* Stored data:

┄┄┄┄┄┄┄┄┄┄

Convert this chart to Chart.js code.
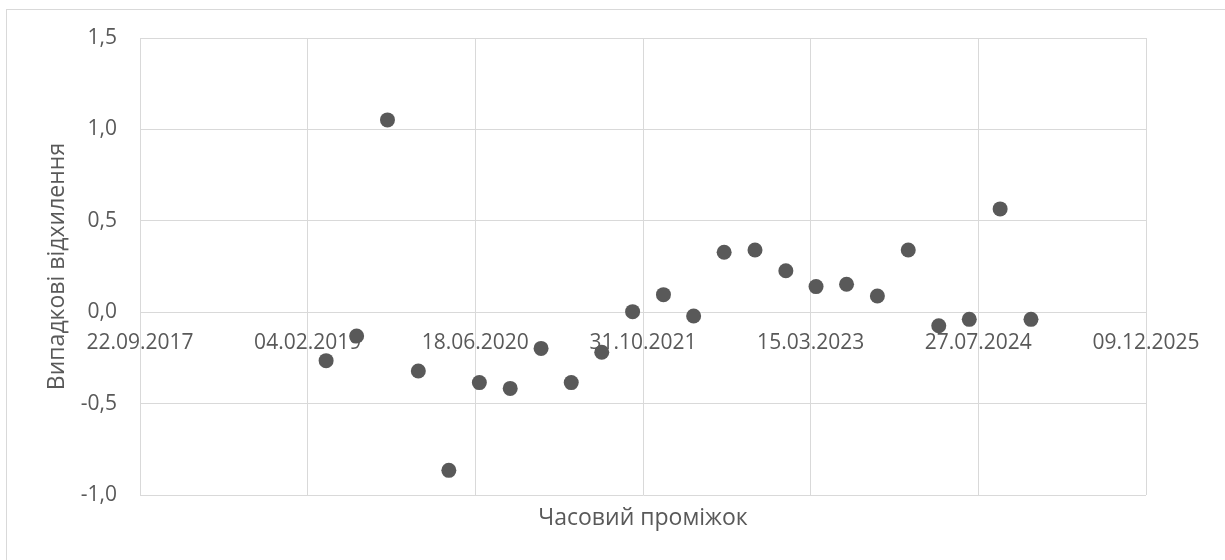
<!DOCTYPE html>
<html>
<head>
<meta charset="utf-8">
<title>Випадкові відхилення</title>
<script src="https://cdn.jsdelivr.net/npm/chart.js@4/dist/chart.umd.min.js"></script>
<style>
  html, body { margin: 0; padding: 0; background: #ffffff; overflow: hidden; }
  #frame {
    position: absolute; left: 6px; top: 9px;
    width: 1300px; height: 600px;
    border: 1px solid #d9d9d9; box-sizing: border-box;
  }
  #wrap { position: absolute; left: 0; top: 0; width: 1225px; height: 560px; }
</style>
</head>
<body>
<div id="frame"></div>
<div id="wrap"><canvas id="chart" width="1225" height="560"></canvas></div>
<script>
// Quarter-end dates of the observations
const dates = [
  '2019-03-31', '2019-06-30', '2019-09-30', '2019-12-31',
  '2020-03-31', '2020-06-30', '2020-09-30', '2020-12-31',
  '2021-03-31', '2021-06-30', '2021-09-30', '2021-12-31',
  '2022-03-31', '2022-06-30', '2022-09-30', '2022-12-31',
  '2023-03-31', '2023-06-30', '2023-09-30', '2023-12-31',
  '2024-03-31', '2024-06-30', '2024-09-30', '2024-12-31'
];

// Random deviations for each quarter
const deviations = [
  -0.265, -0.130, 1.052, -0.322,
  -0.865, -0.385, -0.417, -0.198,
  -0.385, -0.219, 0.003, 0.096,
  -0.021, 0.328, 0.340, 0.227,
  0.140, 0.153, 0.089, 0.340,
  -0.074, -0.039, 0.565, -0.039
];

// Date-axis tick positions (every 500 days)
const xTickDates = [
  '2017-09-22', '2019-02-04', '2020-06-18', '2021-10-31',
  '2023-03-15', '2024-07-27', '2025-12-09'
];

// Value-axis ticks
const yTicks = [-1.0, -0.5, 0.0, 0.5, 1.0, 1.5];

const xTitle = 'Часовий проміжок';
const yTitle = 'Випадкові відхилення';

// Spreadsheet-style serial day number (days since 1899-12-30)
function serial(iso) {
  const [y, m, d] = iso.split('-').map(Number);
  return Math.round((Date.UTC(y, m - 1, d) - Date.UTC(1899, 11, 30)) / 86400000);
}
function formatSerial(n) {
  const t = new Date(Date.UTC(1899, 11, 30) + n * 86400000);
  const dd = String(t.getUTCDate()).padStart(2, '0');
  const mm = String(t.getUTCMonth() + 1).padStart(2, '0');
  return dd + '.' + mm + '.' + t.getUTCFullYear();
}

const FONT_FAMILY = '"Open Sans", "Noto Sans", sans-serif';
const TEXT_COLOR = '#595959';
const GRID_COLOR = '#d9d9d9';
const TICK_SIZE = 21;
const TITLE_SIZE = 23;

const points = dates.map((d, i) => ({ x: serial(d), y: deviations[i] }));
const xTickValues = xTickDates.map(serial);

// Draws the two axis titles, centred on the plot area
const axisTitles = {
  id: 'axisTitles',
  afterDraw(chart) {
    const { ctx, chartArea } = chart;
    ctx.save();
    ctx.fillStyle = TEXT_COLOR;
    ctx.font = TITLE_SIZE + 'px ' + FONT_FAMILY;
    ctx.textAlign = 'center';
    ctx.textBaseline = 'middle';
    ctx.fillText(xTitle, (chartArea.left + chartArea.right) / 2, chartArea.bottom + 23);
    ctx.translate(57, (chartArea.top + chartArea.bottom) / 2);
    ctx.rotate(-Math.PI / 2);
    ctx.fillText(yTitle, 0, 0);
    ctx.restore();
  }
};

function build() {
  new Chart(document.getElementById('chart'), {
    type: 'scatter',
    data: {
      datasets: [{
        data: points,
        backgroundColor: '#595959',
        borderWidth: 0,
        pointRadius: 7.5,
        pointHoverRadius: 7.5
      }]
    },
    options: {
      responsive: false,
      animation: false,
      devicePixelRatio: 1,
      layout: { padding: { left: 0, top: 38, right: 79, bottom: 65 } },
      plugins: {
        legend: { display: false },
        tooltip: { enabled: false }
      },
      scales: {
        x: {
          type: 'linear',
          position: { y: 0 },
          min: xTickValues[0],
          max: xTickValues[xTickValues.length - 1],
          afterBuildTicks(scale) {
            scale.ticks = xTickValues.map(v => ({ value: v }));
          },
          grid: { color: GRID_COLOR, lineWidth: 1, drawTicks: false },
          border: { color: GRID_COLOR, width: 1 },
          ticks: {
            padding: 18,
            maxRotation: 0,
            autoSkip: false,
            color: TEXT_COLOR,
            font: { family: FONT_FAMILY, size: TICK_SIZE },
            callback: v => formatSerial(v)
          }
        },
        y: {
          type: 'linear',
          min: yTicks[0],
          max: yTicks[yTicks.length - 1],
          afterFit(scale) { scale.width = 140; },
          afterBuildTicks(scale) {
            scale.ticks = yTicks.map(v => ({ value: v }));
          },
          grid: { color: GRID_COLOR, lineWidth: 1, drawTicks: false },
          border: { color: GRID_COLOR, width: 1 },
          ticks: {
            padding: 23,
            color: TEXT_COLOR,
            font: { family: FONT_FAMILY, size: TICK_SIZE },
            callback: v => v.toFixed(1).replace('.', ',')
          }
        }
      }
    },
    plugins: [axisTitles]
  });
}

if (document.fonts && document.fonts.load) {
  document.fonts.load(TICK_SIZE + 'px "Open Sans"').then(build, build);
} else {
  build();
}
</script>
</body>
</html>
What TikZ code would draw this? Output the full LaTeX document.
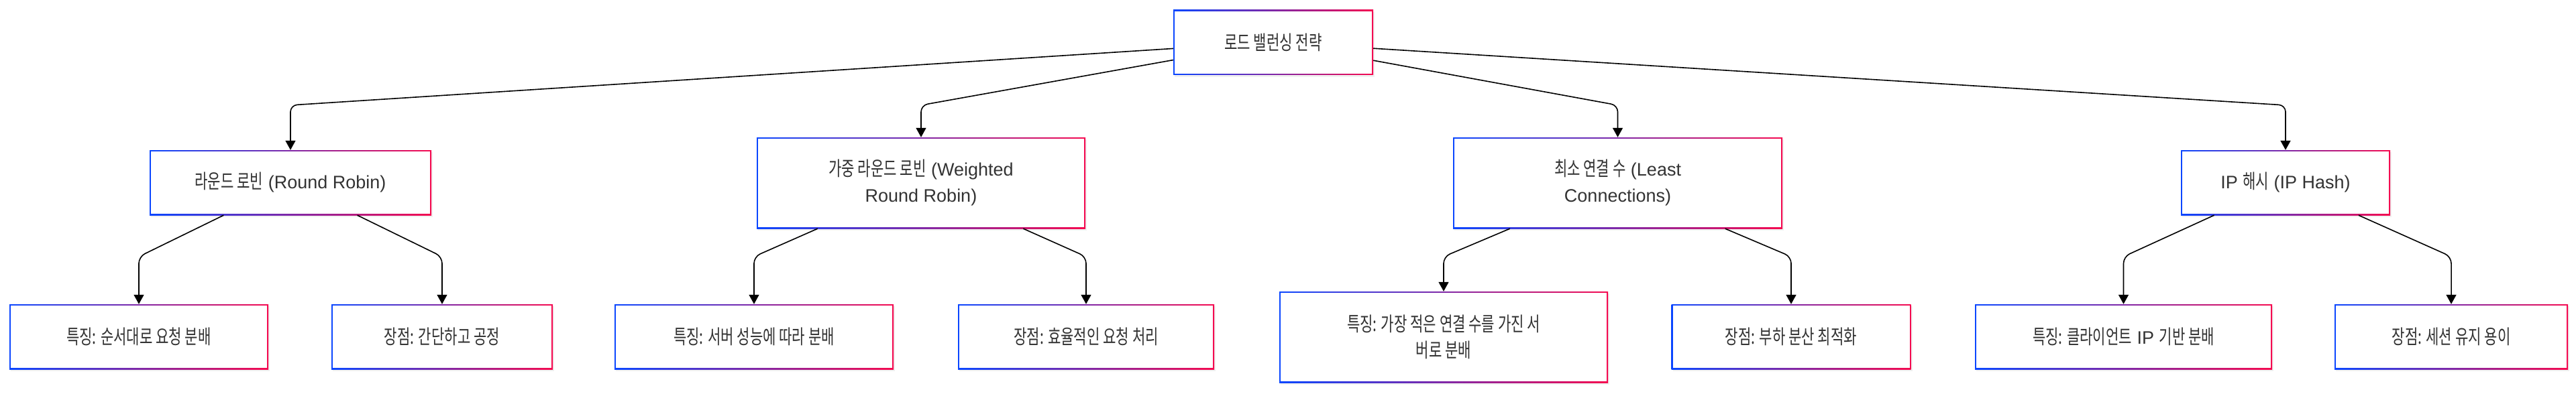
\documentclass[tikz,border=0pt]{standalone}
\usepackage{fontspec}
\setmainfont{Liberation Sans}
\newfontfamily\krfont[Scale=1.1, FakeStretch=0.71]{Noto Sans CJK KR}
\usetikzlibrary{arrows.meta, shadows, positioning}
\definecolor{boxblue}{RGB}{10,70,255}
\definecolor{boxred}{RGB}{245,10,80}
\definecolor{boxtext}{RGB}{51,51,51}

\begin{document}
\begin{tikzpicture}[x=1pt, y=-1pt,
            strat/.style={rectangle, left color=boxblue, right color=boxred,
                    minimum height=97pt, inner sep=0pt, align=center, text=boxtext,
                    font=\fontsize{27}{39}\selectfont,
                    drop shadow={shadow xshift=2pt, shadow yshift=-3pt, opacity=0.12},
                    path picture={\fill[white]
                        ([shift={(2pt,-2pt)}]path picture bounding box.north west) rectangle
                        ([shift={(-2pt,2pt)}]path picture bounding box.south east);},
                },
            tall/.style={minimum height=136pt},
            link/.style={draw, line width=1.6pt, rounded corners=10pt,
                    -{Triangle[width=15pt, length=14pt]}},
        ]
        \useasboundingbox (0,0) rectangle (3840,587);

        % root
        \node[strat, minimum width=298pt] (root) at (1898,63) {\krfont 로드 밸런싱 전략};

        % strategies
        \node[strat, minimum width=420pt] (rr) at (433,272.5) {{\krfont 라운드 로빈} (Round Robin)};
        \node[strat, tall, minimum width=490pt] (wrr) at (1373,273) {{\krfont 가중 라운드 로빈} (Weighted\\Round Robin)};
        \node[strat, tall, minimum width=491pt] (lc) at (2411.5,273) {{\krfont 최소 연결 수} (Least\\Connections)};
        \node[strat, minimum width=312pt] (iph) at (3407,272.5) {IP {\krfont 해시} (IP Hash)};

        % details
        \node[strat, minimum width=386pt] (rr1) at (207,502.5) {\krfont 특징: 순서대로 요청 분배};
        \node[strat, minimum width=330pt] (rr2) at (659,502.5) {\krfont 장점: 간단하고 공정};
        \node[strat, minimum width=416pt] (wrr1) at (1124,502.5) {\krfont 특징: 서버 성능에 따라 분배};
        \node[strat, minimum width=382pt] (wrr2) at (1619,502.5) {\krfont 장점: 효율적인 요청 처리};
        \node[strat, tall, minimum width=490pt] (lc1) at (2152,503) {\krfont 특징: 가장 적은 연결 수를 가진 서\\\krfont 버로 분배};
        \node[strat, minimum width=357pt] (lc2) at (2670,502.5) {\krfont 장점: 부하 분산 최적화};
        \node[strat, minimum width=443pt] (iph1) at (3165.5,502.5) {{\krfont 특징: 클라이언트} IP {\krfont 기반 분배}};
        \node[strat, minimum width=348pt] (iph2) at (3654,502.5) {\krfont 장점: 세션 유지 용이};

        % bends
        \coordinate (rrk) at (433,157);
        \coordinate (wrrk) at (1373,157);
        \coordinate (lck) at (2411.5,157);
        \coordinate (iphk) at (3407,157);
        \coordinate (rr1k) at (207,383);
        \coordinate (rr2k) at (659,383);
        \coordinate (wrr1k) at (1124,383);
        \coordinate (wrr2k) at (1619,383);
        \coordinate (lc1k) at (2152,383);
        \coordinate (lc2k) at (2670,383);
        \coordinate (iph1k) at (3165.5,383);
        \coordinate (iph2k) at (3654,383);

        \draw[link] (root) -- (rrk) -- (rr);
        \draw[link] (root) -- (wrrk) -- (wrr);
        \draw[link] (root) -- (lck) -- (lc);
        \draw[link] (root) -- (iphk) -- (iph);

        \draw[link] (rr) -- (rr1k) -- (rr1);
        \draw[link] (rr) -- (rr2k) -- (rr2);
        \draw[link] (wrr) -- (wrr1k) -- (wrr1);
        \draw[link] (wrr) -- (wrr2k) -- (wrr2);
        \draw[link] (lc) -- (lc1k) -- (lc1);
        \draw[link] (lc) -- (lc2k) -- (lc2);
        \draw[link] (iph) -- (iph1k) -- (iph1);
        \draw[link] (iph) -- (iph2k) -- (iph2);

    \end{tikzpicture}
\end{document}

┄┄┄┄┄┄┄┄┄┄

* What needs to be done: In the listing above, find the line containing "What TikZ code" and the line containing "minimum width=298pt] (root)", then return both of them and every line between, exactly, without pictures.

* Finished answer:
What TikZ code would draw this? Output the full LaTeX document.
\documentclass[tikz,border=0pt]{standalone}
\usepackage{fontspec}
\setmainfont{Liberation Sans}
\newfontfamily\krfont[Scale=1.1, FakeStretch=0.71]{Noto Sans CJK KR}
\usetikzlibrary{arrows.meta, shadows, positioning}
\definecolor{boxblue}{RGB}{10,70,255}
\definecolor{boxred}{RGB}{245,10,80}
\definecolor{boxtext}{RGB}{51,51,51}

\begin{document}
\begin{tikzpicture}[x=1pt, y=-1pt,
            strat/.style={rectangle, left color=boxblue, right color=boxred,
                    minimum height=97pt, inner sep=0pt, align=center, text=boxtext,
                    font=\fontsize{27}{39}\selectfont,
                    drop shadow={shadow xshift=2pt, shadow yshift=-3pt, opacity=0.12},
                    path picture={\fill[white]
                        ([shift={(2pt,-2pt)}]path picture bounding box.north west) rectangle
                        ([shift={(-2pt,2pt)}]path picture bounding box.south east);},
                },
            tall/.style={minimum height=136pt},
            link/.style={draw, line width=1.6pt, rounded corners=10pt,
                    -{Triangle[width=15pt, length=14pt]}},
        ]
        \useasboundingbox (0,0) rectangle (3840,587);

        % root
        \node[strat, minimum width=298pt] (root) at (1898,63) {\krfont 로드 밸런싱 전략};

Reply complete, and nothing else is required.